Thanks for the response! It sounds like the m1 is per packet. Is that correct? So if pfSense received 2 packets within 2ms each packet would be allocated m1 and I would see a burst of 256Kb/s x 2 = 512Kb/s?

You also talk about the connection not being over used. If I have a 5Mb/s upload (rated for 6Mb/s), 4Mb/s for linkshare in other queues (4Mb/s upper limit), and 1Mb/s for the qVoIP, I should never have to worry about over saturation.
Note: Not exact numbers but the same idea.

Nullity

@curtisgrice:

Thanks for the response! It sounds like the m1 is per packet. Is that correct?
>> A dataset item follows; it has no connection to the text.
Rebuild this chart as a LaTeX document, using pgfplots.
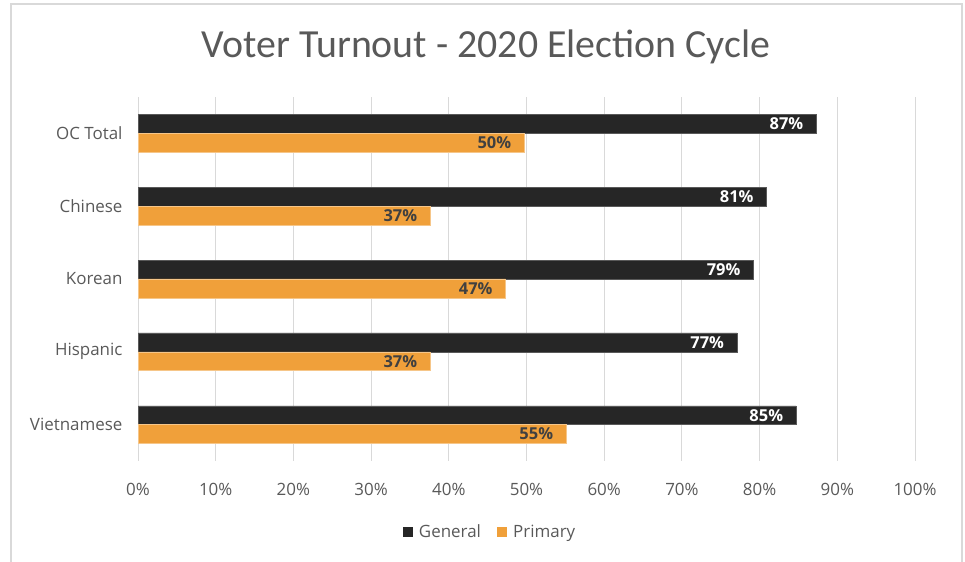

So if pfSense received 2 packets within 2ms each packet would be allocated m1 and I would see a burst of 256Kb/s x 2 = 512Kb/s?

Yeah, exactly. As I understand it m1/d are per packet. If m1/d were per queue, then the per packet latency would be dependant on how many packets were queued, which would make latency unpredictable and practically break HFSC's latency guarantees.

You also talk about the connection not being over used. If I have a 5Mb/s upload (rated for 6Mb/s), 4Mb/s for linkshare in other queues (4Mb/s upper limit), and 1Mb/s for the qVoIP, I should never have to worry about over saturation.
Note: Not exact numbers but the same idea.

There are a number of ways to do it, but that setup seems fine. You should stress test it to confirm proper functionality though, regardless.

Harvy66

It's kind of both. The scheduling is done at the queue level, but it is done in discrete steps of packets. The service curve is just the priority, which every curve is "greater" at any given moment is scheduled next. The m1+d modify the curve to make it look like it is greater. If sending the packet will push it beyond its limit, it won't send the packet yet. Of course if there is spare bandwidth and no other packets, it'll just send the packet anyway.

I just think of HFSC as a dynamic priority based queue where the priority is adjusted in real-time per packet processed, such that all queue configurations are respected. Of course my simplification breaks down in extreme situations, like absurdly low bandwidths, absurdly large MTUs, or absurdly low target latencies, but it's a good rule of thumb.